Hi all!!!!
Have been seeking comfort in catching up on all the posts, as I know my involvement on the group has been a bit sporadic over the past few weeks (mainly since my dad got taken ill)!
it was great catching up on the usual suspects journeys, @Amdone123 @Determineddoris @Bigbus @EnoughEnoughnow @Manyrivers sorry if I’ve missed anyone, but I’m a bit out the loop with my lack of posting! I do feel everyone is doing well though, making progress even if there are some bumps along the way! @Swannyb your posts really resonate with me, I can relate to a lot of what your saying!
so…. It’s 1.45am and I’m lay here reevaluating everything and feeling awful having drank more than usual! The brief background…. I’d had 7 drinks since January, spaced over a couple of occasions and really felt happy with that!!!

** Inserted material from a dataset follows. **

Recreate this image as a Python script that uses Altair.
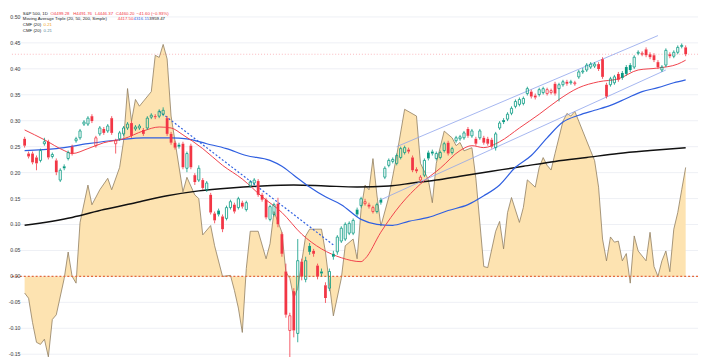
import altair as alt
import pandas as pd
import numpy as np

# ---------------- data ----------------
# daily candles (price units), index 0..167
opens = [4030,3955,3955,3935,3920,4005,4015,3940,3920,3820,
         3890,3930,3990,4020,4035,4105,4105,4145,3995,4055,
         4080,4070,4135,4005,4030,4055,4085,4110,4080,4085,
         4075,4085,4140,4145,4145,4155,4135,4055,4010,4000,
         4005,3880,3995,3845,3820,3820,3770,3745,3650,3665,
         3635,3625,3680,3695,3680,3705,3670,3790,3805,3815,
         3745,3720,3620,3645,3700,3545,3355,3055,3255,3040,
         3405,3315,3485,3460,3385,3355,3285,3270,3445,3455,
         3510,3520,3550,3550,3670,3690,3700,3695,3660,3660,
         3720,3835,3895,3915,3905,3935,3960,3975,3935,3875,
         3820,3845,3960,3965,3930,3935,3970,4010,3960,4020,
         4030,4035,4080,4045,4030,4035,4035,4030,4025,3985,
         4085,4125,4130,4160,4195,4205,4210,4260,4270,4250,
         4255,4265,4260,4265,4310,4285,4305,4320,4315,4310,
         4345,4370,4380,4395,4400,4410,4435,4305,4305,4315,
         4360,4365,4395,4405,4395,4465,4460,4485,4460,4455,
         4420,4380,4405,4460,4450,4470,4500,4495]
closes = [3995,3940,3910,3905,3970,4015,3935,3950,3860,3870,
          3880,3960,3955,4030,4070,4115,4135,4120,4035,4085,
          4060,4095,4060,4020,4060,4085,4105,4045,4090,4095,
          4055,4135,4150,4140,4170,4175,4055,4010,3985,3990,
          3885,3955,3885,3810,3880,3780,3805,3655,3615,3645,
          3570,3680,3710,3660,3725,3685,3705,3810,3820,3745,
          3720,3630,3685,3695,3595,3445,3135,3130,3055,3410,
          3330,3410,3455,3445,3330,3345,3220,3355,3430,3530,
          3575,3595,3600,3615,3645,3725,3710,3685,3680,3695,
          3705,3880,3920,3925,3945,3980,3985,3965,3870,3865,
          3835,3920,3930,3955,3955,3960,4005,3955,3980,4035,
          4040,4060,4045,4070,4005,4070,4010,4005,3990,4055,
          4110,4115,4155,4185,4220,4230,4235,4285,4245,4240,
          4280,4285,4280,4275,4260,4305,4320,4310,4320,4315,
          4370,4375,4405,4410,4410,4385,4345,4245,4335,4345,
          4330,4340,4360,4380,4445,4470,4465,4455,4445,4430,
          4395,4395,4480,4450,4470,4495,4505,4460]
highs = [4040,3965,3965,3945,3980,4035,4025,3960,3930,3880,
         3900,3970,4000,4040,4080,4125,4145,4155,4045,4095,
         4090,4105,4145,4030,4070,4095,4115,4120,4100,4105,
         4085,4145,4160,4155,4180,4190,4145,4065,4020,4010,
         4015,3965,4005,3855,3895,3830,3815,3755,3660,3675,
         3645,3690,3720,3705,3735,3715,3715,3820,3830,3825,
         3755,3730,3695,3705,3730,3555,3395,3145,3270,3520,
         3420,3430,3500,3470,3395,3370,3300,3370,3460,3540,
         3585,3605,3610,3625,3680,3735,3725,3705,3690,3705,
         3730,3890,3930,3935,3955,3990,3995,3985,3945,3885,
         3845,3930,3970,3975,3965,3970,4015,4020,3990,4045,
         4050,4070,4090,4080,4040,4080,4045,4040,4035,4065,
         4120,4135,4165,4195,4230,4240,4245,4295,4280,4260,
         4290,4295,4290,4285,4320,4315,4330,4330,4330,4325,
         4380,4390,4415,4420,4420,4420,4445,4315,4345,4355,
         4370,4375,4405,4415,4455,4480,4475,4495,4470,4465,
         4430,4405,4490,4470,4480,4505,4515,4505]
lows = [3985,3930,3900,3870,3910,3995,3925,3930,3845,3810,
        3870,3920,3945,4010,4025,4095,4095,4110,3985,4045,
        4050,4060,4050,3955,4020,4045,4075,4035,4070,4075,
        4045,4075,4130,4130,4135,4145,4045,4000,3975,3980,
        3875,3860,3875,3795,3810,3770,3760,3645,3600,3635,
        3555,3615,3670,3650,3670,3675,3660,3780,3795,3735,
        3710,3620,3610,3635,3580,3430,3120,2920,3020,2995,
        3310,3300,3440,3430,3315,3330,3195,3255,3415,3440,
        3500,3510,3540,3540,3635,3680,3690,3675,3650,3650,
        3695,3825,3885,3905,3895,3925,3950,3955,3860,3855,
        3810,3835,3920,3945,3920,3925,3960,3945,3950,4010,
        4020,4025,4035,4035,3995,4025,4000,3995,3980,3970,
        4075,4105,4120,4150,4185,4195,4200,4250,4235,4230,
        4245,4255,4250,4255,4250,4220,4295,4300,4305,4300,
        4335,4360,4370,4385,4390,4375,4335,4235,4295,4305,
        4320,4330,4350,4370,4385,4455,4450,4445,4435,4420,
        4385,4370,4395,4440,4440,4460,4490,4450]

# moving averages (bar index, price)
ma20_i = [0,5,10,12,16,20,25,30,34,37,40,45,50,55,60,65,70,75,80,85,86,90,95,100,105,
          110,113,116,120,125,130,135,140,145,150,155,160,165,167]
ma20_v = [4075,4025,3970,3955,3980,4010,4030,4070,4090,4085,4050,3980,3895,3825,3735,3655,
          3545,3470,3425,3405,3420,3555,3695,3800,3880,3970,3995,3985,4015,4085,4155,4230,
          4290,4320,4335,4380,4390,4410,4430]
ma50_i = [0,8,16,24,30,37,41,46,51,56,62,65,68,72,76,80,85,89,93,97,102,107,112,116,120,
          124,128,132,136,140,144,148,152,156,160,164,167]
ma50_v = [3970,3980,4005,4025,4035,4035,4030,4005,3980,3945,3920,3890,3845,3785,3735,3695,
          3620,3595,3590,3610,3630,3665,3695,3740,3795,3885,3945,4035,4115,4150,4175,4200,
          4235,4270,4290,4315,4330]
ma200_i = [0,12,20,28,36,44,52,60,68,76,84,92,98,104,110,118,126,134,142,150,158,167]
ma200_v = [3590,3630,3670,3705,3740,3765,3780,3790,3795,3790,3785,3790,3805,3820,3840,3865,
           3890,3915,3935,3955,3970,3985]

# Chaikin Money Flow (20) (bar index, value)
cmf_i = [0,1,2,3,4,5,6,7,8,10,11,12,13,14,16,17,19,21,22,24,25,26,27,28,29,32,33,34,35,36,
         37,40,41,43,44,45,47,48,50,52,53,54,55,56,57,59,61,62,63,65,66,67,68,69,70,71,72,75,
         76,78,80,81,83,84,85,86,87,88,89,90,92,94,96,99,100,102,103,104,106,108,109,110,111,
         113,114,116,117,119,120,121,122,123,125,126,127,129,130,131,132,133,134,136,137,138,
         139,140,141,143,144,145,146,147,148,149,150,151,152,153,154,155,157,158,159,160,161,
         162,163,164,165,166,167]
cmf_v = [-0.032,-0.042,-0.089,-0.127,-0.131,-0.121,-0.155,-0.083,-0.074,-0.004,
         0.047,0.000,-0.013,0.104,0.176,0.138,0.167,0.189,0.167,0.210,
         0.261,0.362,0.299,0.341,0.328,0.356,0.426,0.422,0.447,0.419,
         0.309,0.163,0.191,0.157,0.150,0.080,0.098,0.059,0.000,0.002,
         -0.027,-0.061,-0.108,0.015,0.087,0.087,0.034,0.063,0.125,0.085,
         0.009,-0.004,-0.042,-0.023,0.028,0.078,0.091,0.091,0.047,-0.076,
         -0.004,0.059,0.072,0.034,0.129,0.176,0.167,0.227,0.157,0.097,
         0.153,0.233,0.322,0.309,0.218,0.186,0.142,0.218,0.280,0.267,
         0.252,0.258,0.242,0.248,0.189,0.019,0.017,0.087,0.106,0.053,
         0.123,0.152,0.104,0.133,0.186,0.172,0.210,0.229,0.214,0.205,
         0.237,0.299,0.314,0.309,0.318,0.299,0.280,0.242,0.223,0.172,
         0.072,0.030,0.076,0.066,0.068,0.030,0.044,-0.013,0.078,0.049,
         0.030,0.085,0.019,0.000,0.030,0.049,0.009,0.091,0.123,0.167,
         0.210]

# drawn trend lines (bar index, price)
down_trend_i = [34, 78]
down_trend_v = [4170, 3490]
chan_up_i = [94, 160]
chan_up_v = [3990, 4555]
chan_lo_i = [90, 162]
chan_lo_v = [3720, 4380]
last_close = [4460]

y_ticks = [0.50, 0.45, 0.40, 0.35, 0.30, 0.25, 0.20, 0.15, 0.10, 0.05, 0.00, -0.05, -0.10, -0.15]
y_tick_labels = ["0.50", "0.45", "0.40", "0.35", "0.30", "0.25", "0.20", "0.15", "0.10",
                 "0.05", "0.00", "-0.05", "-0.10", "-0.15"]

# ---------------- chart ----------------
W, H = 699, 353
UP, DOWN = "#089981", "#f23645"
BLUE = "#2f5fe0"
FONT = "Liberation Sans"

xs = alt.Scale(domain=[-2.45, 168.87], nice=False, zero=False)
cs = alt.Scale(domain=[-0.1572, 0.5114], nice=False, zero=False)
ps = alt.Scale(domain=[2915, 4680], nice=False, zero=False)
dir_scale = alt.Scale(domain=["up", "down"], range=[UP, DOWN])


def X(f="i"):
    return alt.X(f"{f}:Q", scale=xs, axis=None)


def YP(f):
    return alt.Y(f"{f}:Q", scale=ps, axis=None)


def YC(f):
    return alt.Y(f"{f}:Q", scale=cs, axis=None)


cd = pd.DataFrame({"i": range(len(opens)), "open": opens, "high": highs,
                   "low": lows, "close": closes})
cd["prev"] = cd["close"].shift(1).fillna(cd["open"])
cd["dir"] = np.where(cd["close"] >= cd["prev"], "up", "down")
cd["top"] = cd[["open", "close"]].max(axis=1)
cd["bot"] = cd[["open", "close"]].min(axis=1)
cd["hollow"] = cd["close"] > cd["open"]

cmf = pd.DataFrame({"i": cmf_i, "v": cmf_v})
ticks = pd.DataFrame({"v": y_ticks, "lab": y_tick_labels})

grid_h = alt.Chart(ticks).mark_rule(color="#eef0f5", strokeWidth=1).encode(y=YC("v"))
tick_text = alt.Chart(ticks).mark_text(
    align="right", baseline="middle", fontSize=5.2, font=FONT, color="#3c3c3c").encode(
    y=YC("v"), x=alt.value(10.5), text="lab:N")

area = alt.Chart(cmf).mark_area(color="#fde3b1", opacity=1).encode(
    x=X(), y=YC("v"), y2=alt.datum(0))
cmf_line = alt.Chart(cmf).mark_line(color="#8f7d60", strokeWidth=0.8).encode(
    x=X(), y=YC("v"))
zero = alt.Chart(pd.DataFrame({"v": [0.0]})).mark_rule(
    color="#e4693d", strokeDash=[2, 2], strokeWidth=1.2).encode(y=YC("v"))

last_line = alt.Chart(pd.DataFrame({"p": last_close})).mark_rule(
    color=DOWN, strokeDash=[1, 2], strokeWidth=1, opacity=0.35).encode(y=YP("p"))


def ma_layer(ii, vv, color, w):
    return alt.Chart(pd.DataFrame({"i": ii, "p": vv})).mark_line(
        color=color, strokeWidth=w, interpolate="monotone").encode(x=X(), y=YP("p"))


ma200 = ma_layer(ma200_i, ma200_v, "#111111", 1.5)
ma50 = ma_layer(ma50_i, ma50_v, BLUE, 1.2)
ma20 = ma_layer(ma20_i, ma20_v, "#f0424c", 1.0)

base = alt.Chart(cd)
col = alt.Color("dir:N", scale=dir_scale, legend=None)
wick_hi = base.mark_rule(strokeWidth=0.8).encode(x=X(), y=YP("high"), y2="top:Q", color=col)
wick_lo = base.mark_rule(strokeWidth=0.8).encode(x=X(), y=YP("bot"), y2="low:Q", color=col)
body_fill = base.transform_filter("!datum.hollow").mark_bar(size=2.8).encode(
    x=X(), y=YP("top"), y2="bot:Q", color=col)
body_hollow = base.transform_filter("datum.hollow").mark_bar(
    size=2.2, fill="transparent", strokeWidth=0.8).encode(
    x=X(), y=YP("top"), y2="bot:Q", stroke=alt.Stroke("dir:N", scale=dir_scale, legend=None))


def seg(ii, vv, color, w, dash=None):
    kw = dict(color=color, strokeWidth=w)
    if dash:
        kw["strokeDash"] = dash
    return alt.Chart(pd.DataFrame({"i": ii, "p": vv})).mark_line(**kw).encode(x=X(), y=YP("p"))


down_trend = seg(down_trend_i, down_trend_v, BLUE, 1.2, [2, 2])
chan_up = seg(chan_up_i, chan_up_v, "#8ea4ec", 0.8)
chan_lo = seg(chan_lo_i, chan_lo_v, "#8ea4ec", 0.8)


def txt(s, x, y, color="#131722"):
    return alt.Chart(pd.DataFrame({"t": [s]})).mark_text(
        align="left", baseline="middle", fontSize=4.4, font=FONT, color=color).encode(
        text="t:N", x=alt.value(x), y=alt.value(y))


L1, L2, L3, L4 = 2.6, 8.2, 14.2, 20.6
legend = [
    txt("S&P 500, 1D", 13, L1),
    txt("O4499.28", 41, L1, DOWN), txt("H4491.76", 64, L1, DOWN),
    txt("L4446.37", 86, L1, DOWN), txt("C4460.20", 107, L1, DOWN),
    txt("\u221241.60 (\u22120.93%)", 128, L1, DOWN),
    txt("Moving Average Triple (20, 50, 200, Simple)", 13, L2),
    txt("4417.50", 109, L2, DOWN), txt("4316.15", 125, L2, BLUE),
    txt("3959.47", 141, L2, "#111111"),
    txt("CMF (20)", 13, L3), txt("0.21", 34, L3, "#f0a020"),
    txt("CMF (20)", 13, L4), txt("0.21", 34, L4, "#5b8a9a"),
]

chart = alt.layer(
    grid_h, area, cmf_line, zero, last_line, ma200, ma50, ma20,
    down_trend, chan_up, chan_lo, wick_hi, wick_lo, body_fill, body_hollow,
    tick_text, *legend
).resolve_scale(y="independent").properties(
    width=W, height=H, padding=0,
    autosize=alt.AutoSizeParams(type="fit", contains="padding"),
    background="white",
).configure_view(stroke=None)

chart.save("out.html", embed_options={"renderer": "svg", "actions": False})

over Easter weekend I opened a bottle of wine and have enjoyed one or two glasses over a five day period. This felt fine, I felt I was moderating well. I opened a new bottle of wine Thursday, enjoyed a large glass, another large glass Friday (Diddnt enjoy v.much), used some in a risotto, and then tonight finished the bottle (two glasses?) before opening another bottle and having one large glass!!!!! tonight is the most I’ve drank in a long time!!!!!
I had a crap night tbh. Felt tipsy, over ate, was sleepy by 10! Woke up at midnight hot and thirsty…. With an headache and low grade anxiety for being moody with dh!!! And have lay here since realising that I don’t want to do this, I don’t want to drink! The past week has shown me that just small regular amounts of alchol put me at risk of those occasions where I do drink more than planned and it just doesn’t suit me. Not even 3 glasses which I know really isn’t a lot but for me it’s too much! My mental health hasn’t been great all week (obv there’s alot going on with my poorly dad) but I know the wine exaggerates all of this!
I’ve been so much happier this year when pretty much booze free…. I’ve lost 9pounds, found mental clarity, and just felt like the best version of me, so as of now I’m holding myself accountable! Noticing the signs that I’m slowly building up to drinking more than suits and making a pledge to go sober again! I think at the start of the year I did 30 or 40 days and I’m planning on doing something similar again. Perhaps on very special ocassions I’ll have one or two but for now I’m sober!
sorry for the ramble guys, but I know this group is fundamental in me achieving this so I’ll be back with the regular posts now, and ty all for being here, for sharing and for being so honest and open. This really does feel a safe space where we can all try our best to achieve our goals!